282 S.E.2d 891 | Ga. | 1981
WHEELER
v.
JERNIGAN.
Supreme Court of Georgia.
Roger A. Baruch, for appellant.
Arthur K. Bolton, Attorney General, William B. Hill, Jr., Assistant Attorney General, for appellee.
JORDAN, Chief Justice.
Appellant brought his petition for habeas corpus, seeking on Sixth, Eighth and Fourteenth Amendment grounds to have his concurrent state prison sentences of nine years each on three counts of burglary imposed on December 9, 1977, to run concurrently with a five-year federal sentence he had received on September 2, 1977, for illegal sale of firearms. The habeas court denied relief, concluding that where there is no reference to the contrary in the sentence itself, sentences imposed by two sovereignties do not run concurrently. Appellant then filed his application with this court for a certificate of probable cause to appeal which we granted. We reverse.
This court has consistently held that sentences imposed upon convictions by the courts of state jurisdictions run concurrently unless there is an express mention that they are to be served consecutively. Wade v. State, 231 Ga. 131 (200 SE2d 271) (1973); Gandy v. State, 232 Ga. 105 (205 SE2d 243) (1974).
We have consistently ruled to the contrary when two or more sentences have been imposed by courts of different sovereignties, such as two states, or a state and the United States, such as in the instant case. Grimes v. Greer, 223 Ga. 628 (157 SE2d 260) (1967); Taylor v.
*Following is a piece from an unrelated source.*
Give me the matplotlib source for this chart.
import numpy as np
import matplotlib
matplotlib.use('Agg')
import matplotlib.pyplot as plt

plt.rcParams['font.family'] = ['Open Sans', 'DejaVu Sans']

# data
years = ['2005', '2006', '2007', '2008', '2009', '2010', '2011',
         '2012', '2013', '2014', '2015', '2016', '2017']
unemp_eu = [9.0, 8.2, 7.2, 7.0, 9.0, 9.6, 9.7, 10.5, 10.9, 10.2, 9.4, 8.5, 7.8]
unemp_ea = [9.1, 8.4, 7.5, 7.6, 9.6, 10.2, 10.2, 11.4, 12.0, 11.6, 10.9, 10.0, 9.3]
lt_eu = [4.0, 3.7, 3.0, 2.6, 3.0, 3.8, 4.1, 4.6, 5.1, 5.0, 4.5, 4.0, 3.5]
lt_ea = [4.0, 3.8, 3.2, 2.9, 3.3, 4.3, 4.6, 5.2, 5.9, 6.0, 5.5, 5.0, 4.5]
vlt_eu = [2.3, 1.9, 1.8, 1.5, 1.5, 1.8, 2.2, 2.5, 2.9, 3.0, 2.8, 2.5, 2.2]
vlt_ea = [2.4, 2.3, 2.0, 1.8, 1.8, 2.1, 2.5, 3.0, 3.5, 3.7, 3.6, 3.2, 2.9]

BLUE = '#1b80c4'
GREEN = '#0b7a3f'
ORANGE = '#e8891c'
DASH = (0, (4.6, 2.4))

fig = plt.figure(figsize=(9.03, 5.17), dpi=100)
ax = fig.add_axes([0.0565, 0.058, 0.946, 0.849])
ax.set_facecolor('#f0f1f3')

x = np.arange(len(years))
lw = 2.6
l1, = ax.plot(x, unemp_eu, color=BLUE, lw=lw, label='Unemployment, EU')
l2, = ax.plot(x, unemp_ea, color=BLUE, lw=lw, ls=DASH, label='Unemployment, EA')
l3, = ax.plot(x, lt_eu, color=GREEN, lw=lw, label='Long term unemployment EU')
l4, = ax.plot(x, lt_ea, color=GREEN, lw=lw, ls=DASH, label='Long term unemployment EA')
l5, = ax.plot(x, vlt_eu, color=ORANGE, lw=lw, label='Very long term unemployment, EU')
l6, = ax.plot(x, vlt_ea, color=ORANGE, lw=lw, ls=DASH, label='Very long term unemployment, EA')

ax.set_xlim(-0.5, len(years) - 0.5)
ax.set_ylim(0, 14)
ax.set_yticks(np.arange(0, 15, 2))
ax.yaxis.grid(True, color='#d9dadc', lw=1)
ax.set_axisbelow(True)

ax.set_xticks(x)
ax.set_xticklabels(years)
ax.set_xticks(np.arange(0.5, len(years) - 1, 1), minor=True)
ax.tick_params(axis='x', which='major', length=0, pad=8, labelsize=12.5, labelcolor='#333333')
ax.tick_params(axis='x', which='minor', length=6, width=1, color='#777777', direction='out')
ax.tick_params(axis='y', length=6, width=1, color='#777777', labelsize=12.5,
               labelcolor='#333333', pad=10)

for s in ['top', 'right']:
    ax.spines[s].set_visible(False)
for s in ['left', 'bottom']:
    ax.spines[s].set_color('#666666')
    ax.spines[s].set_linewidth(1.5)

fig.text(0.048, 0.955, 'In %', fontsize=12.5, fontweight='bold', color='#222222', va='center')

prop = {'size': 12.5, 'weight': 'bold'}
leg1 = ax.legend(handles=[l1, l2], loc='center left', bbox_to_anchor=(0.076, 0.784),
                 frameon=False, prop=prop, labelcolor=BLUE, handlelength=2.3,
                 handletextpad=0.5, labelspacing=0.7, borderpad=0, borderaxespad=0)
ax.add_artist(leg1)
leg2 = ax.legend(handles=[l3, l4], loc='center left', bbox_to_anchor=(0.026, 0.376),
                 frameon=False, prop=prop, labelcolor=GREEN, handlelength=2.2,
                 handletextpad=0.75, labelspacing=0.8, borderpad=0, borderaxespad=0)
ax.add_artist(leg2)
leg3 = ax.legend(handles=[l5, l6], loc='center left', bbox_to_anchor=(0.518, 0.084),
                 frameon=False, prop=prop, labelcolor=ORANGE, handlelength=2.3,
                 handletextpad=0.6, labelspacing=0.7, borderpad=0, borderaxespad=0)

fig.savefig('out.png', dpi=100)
Green, 229 Ga. 164 (190 SE2d 66) (1972); Huddleston v. Ricketts, 233 Ga. 112 (210 SE2d 319) (1974).
However, in the instant case the transcript of the trial court shows some confusion as to whether the sentences were meant to run concurrently with the federal sentence. The transcript shows the state court to have stated:
*303 "The only thing I'm going to do is pass sentences that would be effective as to today. Of course, they would date back to the date of the arrest. What I'm simply saying is that I think what he (the federal judge) does with his sentence may be somewhat affected by what I do. I can't say that it will run current, but maybe it will. That's just up to him. The only thing I can do is impose the sentence here today and this is what I'm going to do."
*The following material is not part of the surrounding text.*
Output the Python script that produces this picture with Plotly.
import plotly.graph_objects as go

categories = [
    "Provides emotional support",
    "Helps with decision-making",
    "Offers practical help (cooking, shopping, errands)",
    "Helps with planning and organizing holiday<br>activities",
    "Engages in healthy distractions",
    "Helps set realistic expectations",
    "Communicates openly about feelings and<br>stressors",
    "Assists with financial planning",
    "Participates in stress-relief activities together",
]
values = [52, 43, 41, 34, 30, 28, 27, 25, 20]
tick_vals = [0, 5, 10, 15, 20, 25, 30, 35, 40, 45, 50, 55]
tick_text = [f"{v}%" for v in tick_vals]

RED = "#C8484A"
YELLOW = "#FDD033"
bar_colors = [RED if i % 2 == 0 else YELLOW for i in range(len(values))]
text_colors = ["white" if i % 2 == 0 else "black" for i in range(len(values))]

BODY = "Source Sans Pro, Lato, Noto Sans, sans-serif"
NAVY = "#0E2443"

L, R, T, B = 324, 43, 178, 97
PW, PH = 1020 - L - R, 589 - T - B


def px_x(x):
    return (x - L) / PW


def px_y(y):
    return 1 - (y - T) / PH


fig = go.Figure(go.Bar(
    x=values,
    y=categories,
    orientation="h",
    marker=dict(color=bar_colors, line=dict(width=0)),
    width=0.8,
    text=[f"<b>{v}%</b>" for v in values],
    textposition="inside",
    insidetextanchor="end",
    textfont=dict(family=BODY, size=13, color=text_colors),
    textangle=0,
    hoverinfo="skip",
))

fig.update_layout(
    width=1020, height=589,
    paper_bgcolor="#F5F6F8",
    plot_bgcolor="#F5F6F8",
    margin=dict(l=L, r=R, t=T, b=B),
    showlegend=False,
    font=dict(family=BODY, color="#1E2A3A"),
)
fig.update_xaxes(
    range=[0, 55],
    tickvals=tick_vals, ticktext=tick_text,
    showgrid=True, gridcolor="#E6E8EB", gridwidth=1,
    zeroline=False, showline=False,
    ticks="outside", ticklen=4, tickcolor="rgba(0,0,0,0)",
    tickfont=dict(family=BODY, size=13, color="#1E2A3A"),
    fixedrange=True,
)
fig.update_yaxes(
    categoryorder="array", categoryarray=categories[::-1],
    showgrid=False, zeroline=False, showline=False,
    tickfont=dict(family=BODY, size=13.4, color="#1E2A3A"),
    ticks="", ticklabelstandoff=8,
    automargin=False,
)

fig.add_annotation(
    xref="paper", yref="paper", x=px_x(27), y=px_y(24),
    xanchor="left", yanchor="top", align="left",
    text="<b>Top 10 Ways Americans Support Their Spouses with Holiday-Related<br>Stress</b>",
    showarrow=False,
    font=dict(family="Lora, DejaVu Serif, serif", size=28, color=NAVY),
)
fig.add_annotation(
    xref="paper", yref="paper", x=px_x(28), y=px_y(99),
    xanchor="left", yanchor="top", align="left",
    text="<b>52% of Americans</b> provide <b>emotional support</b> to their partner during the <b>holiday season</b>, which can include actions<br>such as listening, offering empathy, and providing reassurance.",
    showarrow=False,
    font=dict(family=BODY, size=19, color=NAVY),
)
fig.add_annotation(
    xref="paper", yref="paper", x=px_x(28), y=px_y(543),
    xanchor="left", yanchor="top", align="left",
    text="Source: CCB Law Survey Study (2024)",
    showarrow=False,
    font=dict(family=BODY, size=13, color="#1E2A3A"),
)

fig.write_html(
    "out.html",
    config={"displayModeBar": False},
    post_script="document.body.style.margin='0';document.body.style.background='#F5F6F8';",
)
Appellant suggests that the confusion by the sentencing court may have arisen from the federal sentence, imposed prior to the state sentence and at a time when the appellant was under no other sentences, that provided the federal sentence was to be served consecutively to all state sentences. We agree with the appellant that it is not the state's burden to effectuate the intentions of the federal sentencing judge.
Moreover, appellant introduced a letter written by the trial court judge to his case manager in the United States penitentiary stating "since the sentence I imposed on December 9th said it was to be computed from that date I assume that he is getting credit for the state sentence while he is serving the federal sentence."
From the total circumstances of the case, it reasonably can be concluded that the state court intended the state sentences to run concurrently with the federal sentence. This is unlike Huddleston, supra, relied on as authority by the habeas court. In Huddleston, the trial court judge expressly imposed a sentence to run consecutively with an out-of-state sentence after the jury had made no specification as to whether the sentence was to run consecutively or concurrently.
Appellant's state sentence should be computed from the date it was imposed.
Judgment reversed. Hill, P. J., Marshall, Clarke, Smith and Gregory, JJ., concur.